Thursday, June 23, 2005
Nine Theses
Last week I finished what is easily my favorite book I've read so far in seminary: The Art of Reading Scripture. This was for my Theological Hermeneutics clas. For four years members of the Center for Theological Inquiry at Princeton met, under the name "The Scripture Project." They developed nine theses in order to present a foundation of biblical interpretation, and the book entails a collection of essays that further develop and unpack these propositions.

There are a handful of reasons this book resonated something with me. Maybe part is the Christian circles I've experienced that propound that Christian education and the "Spirit-filled life" are mutually exclusive, leading me to apologize for and defend my attendance to the theological academy. This book, then, is really smart people talking really smart stuff about how the Bible is for changing our lives and neighborhoods. I like that.

Maybe another reason is how the authors clearly state those previously nebulous and inarticulate thoughts that wander through my brain.

So I liked it. But as LeVar Burton taught me, you don't have to take my word for it.

Here are the Nine Theses, and each really is worthy of its own reflection and post. But then, that's why you should read the book yourself:

1. Scripture truthfully tells the story of God’s action of creating, judging, and saving the world.

2. Scripture is rightly understood in light of the church’s rule of faith as a coherent dramatic narrative.

3. Faithful interpretation of Scripture requires an engagement with the entire narrative: the New Testament cannot be rightly understood apart from the Old, nor can the Old be rightly understood apart from the New.

4. Texts of Scripture do not have a single meaning limited to the intent of the original author. In accord with Jewish and Christian traditions, we affirm that Scripture has multiple complex senses given by God, the author of the whole drama.

5. The four canonical Gospels narrate the truth about Jesus.

6. Faithful interpretation of Scripture invites and presupposes participation in the community brought into being by God’s redemptive action – the church.
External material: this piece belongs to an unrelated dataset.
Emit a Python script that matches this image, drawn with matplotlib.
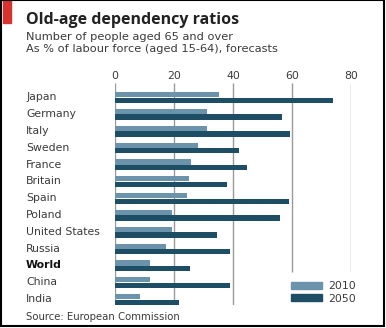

7. The saints of the church provide guidance in how to interpret and perform Scripture.

8. Christians need to read the Bible in dialogue with diverse others outside the church.

9. We live in the tension between the “already” and the “not yet” of the kingdom of God; consequently, Scripture calls the church to ongoing discernment, to continually fresh rereadings of the text in light of the Holy Spirit’s ongoing work in the world.